At trial, Manning’s lawyers repeatedly point out that she had chosen not to leak stuff from JWICS, which would be classified at a higher level. The stuff she leaked, which she got on SIPRNET, was by definition less sensitive stuff.

I don’t mean to suggest this reflects on the relative value of what either Edward Snowden or Chelsea Manning leaked. I think it is a good indication, though, of how unfounded a lot of the fear mongering surrounding this particular leaked cable was.

Marcy Wheeler is an independent journalist writing about national security and civil liberties. She writes as emptywheel at her eponymous blog, publishes at outlets including Vice, Motherboard, the Nation, the Atlantic, Al Jazeera, and appears frequently on television and radio. She is the author of Anatomy of Deceit, a primer on the CIA leak investigation, and liveblogged the Scooter Libby trial.
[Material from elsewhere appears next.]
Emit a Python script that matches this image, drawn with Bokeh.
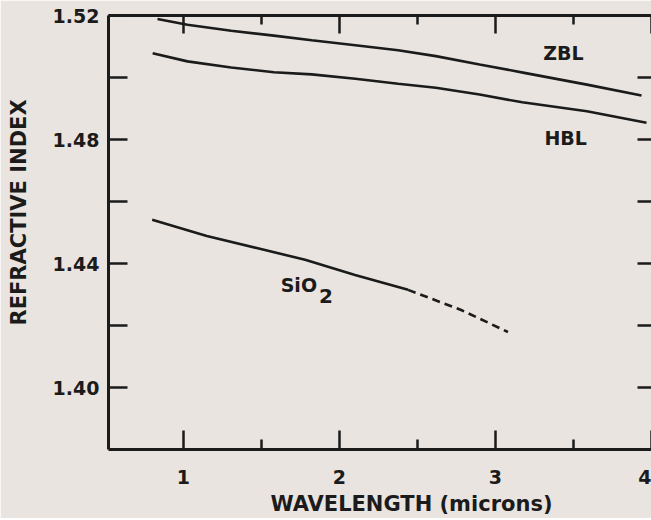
from bokeh.plotting import figure
from bokeh.models import LinearAxis, FixedTicker, Range1d, PrintfTickFormatter, Title
from bokeh.core.properties import value
from bokeh.embed import file_html
from bokeh.resources import INLINE

# ---- data ----
zbl_x = [0.834, 1.026, 1.306, 1.580, 1.822, 2.102, 2.376, 2.618, 2.898, 3.185, 3.586, 3.936]
zbl_y = [1.5189, 1.5170, 1.5151, 1.5135, 1.5120, 1.5104, 1.5088, 1.5069, 1.5042, 1.5015, 1.4977, 1.4942]

hbl_x = [0.803, 1.026, 1.306, 1.580, 1.822, 2.102, 2.376, 2.618, 2.898, 3.172, 3.586, 3.968]
hbl_y = [1.5078, 1.5052, 1.5032, 1.5017, 1.5010, 1.4996, 1.4980, 1.4967, 1.4945, 1.4920, 1.4891, 1.4854]

sio2_x = [0.80, 1.15, 1.47, 1.78, 2.10, 2.44]
sio2_y = [1.4541, 1.4489, 1.4450, 1.4412, 1.4363, 1.4315]

sio2_ext_x = [2.44, 2.78, 3.08]
sio2_ext_y = [1.4315, 1.4250, 1.4179]

x_major = [1, 2, 3, 4]
x_minor = [1.5, 2.5, 3.5]
y_major = [1.40, 1.44, 1.48, 1.52]
y_minor = [1.42, 1.46, 1.50]

labels = ["ZBL", "HBL", "SiO"]
label_x = [3.435, 3.45, 1.74]
label_y = [1.508, 1.4806, 1.4331]

INK = "#1b1b1b"
BG = "#e9e4df"
FONT = "DejaVu Sans"

p = figure(width=651, height=518, output_backend="svg", toolbar_location=None,
           x_range=Range1d(0.52, 4.0), y_range=Range1d(1.38, 1.52),
           x_axis_location=None, y_axis_location=None,
           min_border_left=108, min_border_right=0, min_border_top=15,
           min_border_bottom=10)
p.background_fill_color = BG
p.border_fill_color = BG
p.outline_line_color = None
p.xgrid.visible = False
p.ygrid.visible = False


def style(ax, labels_on, tick_in, minor_in, ticks):
    ax.axis_line_color = INK
    ax.axis_line_width = 3
    ax.major_tick_line_color = INK
    ax.minor_tick_line_color = INK
    ax.major_tick_line_width = 2.5
    ax.minor_tick_line_width = 2.5
    ax.major_tick_in = tick_in
    ax.major_tick_out = 0
    ax.minor_tick_in = minor_in
    ax.minor_tick_out = 0
    ax.major_label_text_font = FONT
    ax.major_label_text_font_style = "bold"
    ax.major_label_text_color = INK
    ax.major_label_text_font_size = "19px"
    if not labels_on:
        ax.major_label_overrides = {t: "" for t in ticks}
        ax.major_label_standoff = 0


xb = LinearAxis(ticker=FixedTicker(ticks=x_major, minor_ticks=x_minor))
style(xb, True, 19, 10, x_major)
xb.major_label_standoff = 20
p.add_layout(xb, "below")

xt = LinearAxis(ticker=FixedTicker(ticks=x_major, minor_ticks=x_minor))
style(xt, False, 18, 9, x_major)
p.add_layout(xt, "above")

yl = LinearAxis(ticker=FixedTicker(ticks=y_major, minor_ticks=y_minor),
                formatter=PrintfTickFormatter(format="%.2f"))
style(yl, True, 19, 19, y_major)
yl.major_label_standoff = 9
p.add_layout(yl, "left")

# invisible spacer between the tick labels and the y title
spacer = LinearAxis(ticker=FixedTicker(ticks=[y_minor[1]]), axis_line_color=None,
                    major_tick_line_color=None, minor_tick_line_color=None,
                    major_tick_in=0, major_tick_out=16, minor_tick_in=0,
                    minor_tick_out=0, major_label_standoff=0,
                    major_label_overrides={y_minor[1]: ""})
p.add_layout(spacer, "left")

yr = LinearAxis(ticker=FixedTicker(ticks=y_major, minor_ticks=y_minor))
style(yr, False, 14, 14, y_major)
yr.axis_line_color = None
p.add_layout(yr, "right")

xtitle = Title(text="WAVELENGTH (microns)", align="left", offset=162,
               text_font=FONT, text_font_style="bold", text_font_size="21px",
               text_color=INK, standoff=6)
p.add_layout(xtitle, "below")

ytitle = Title(text="REFRACTIVE INDEX", align="left", offset=124,
               text_font=FONT, text_font_style="bold", text_font_size="21px",
               text_color=INK, standoff=6)
p.add_layout(ytitle, "left")

p.line(zbl_x, zbl_y, line_color=INK, line_width=2.6)
p.line(hbl_x, hbl_y, line_color=INK, line_width=2.6)
p.line(sio2_x, sio2_y, line_color=INK, line_width=2.6)
p.line(sio2_ext_x, sio2_ext_y, line_color=INK, line_width=2.6, line_dash="8 5")

p.text(x=label_x, y=label_y, text=labels, text_font=value(FONT),
       text_font_style="bold", text_font_size="19px", text_color=INK,
       text_align="center", text_baseline="middle")
# subscript "2" of SiO2
p.text(x=[label_x[2]], y=[label_y[2]], text=["2"], x_offset=[27], y_offset=[11],
       text_font=value(FONT), text_font_style="bold", text_font_size="20px",
       text_color=INK, text_align="center", text_baseline="middle")

open("out.html", "w").write(file_html(p, INLINE))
Marcy has a PhD from the University of Michigan, where she researched the “feuilleton,” a short conversational newspaper form that has proven important in times of heightened censorship. Before and after her time in academics, Marcy provided documentation consulting for corporations in the auto, tech, and energy industries. She lives with her spouse in Grand Rapids, MI.

1 reply
  1. bloopie2 says:

    I assume that the government of Oman “sells” its cable access, to the government of the UK, in return for something that the government of Oman considers to be of value to it. The underlying concept of a “country”, with its “people”, doesn’t really come into play in such a transaction. And things like eliminating privacy, trampling on commercial rights, and screwing yet other countries, are irrelevant. It’s just one ruler, cutting a deal with another ruler, to serve the two rulers’ personal interests.

    Has it always been thus? Any historians out there?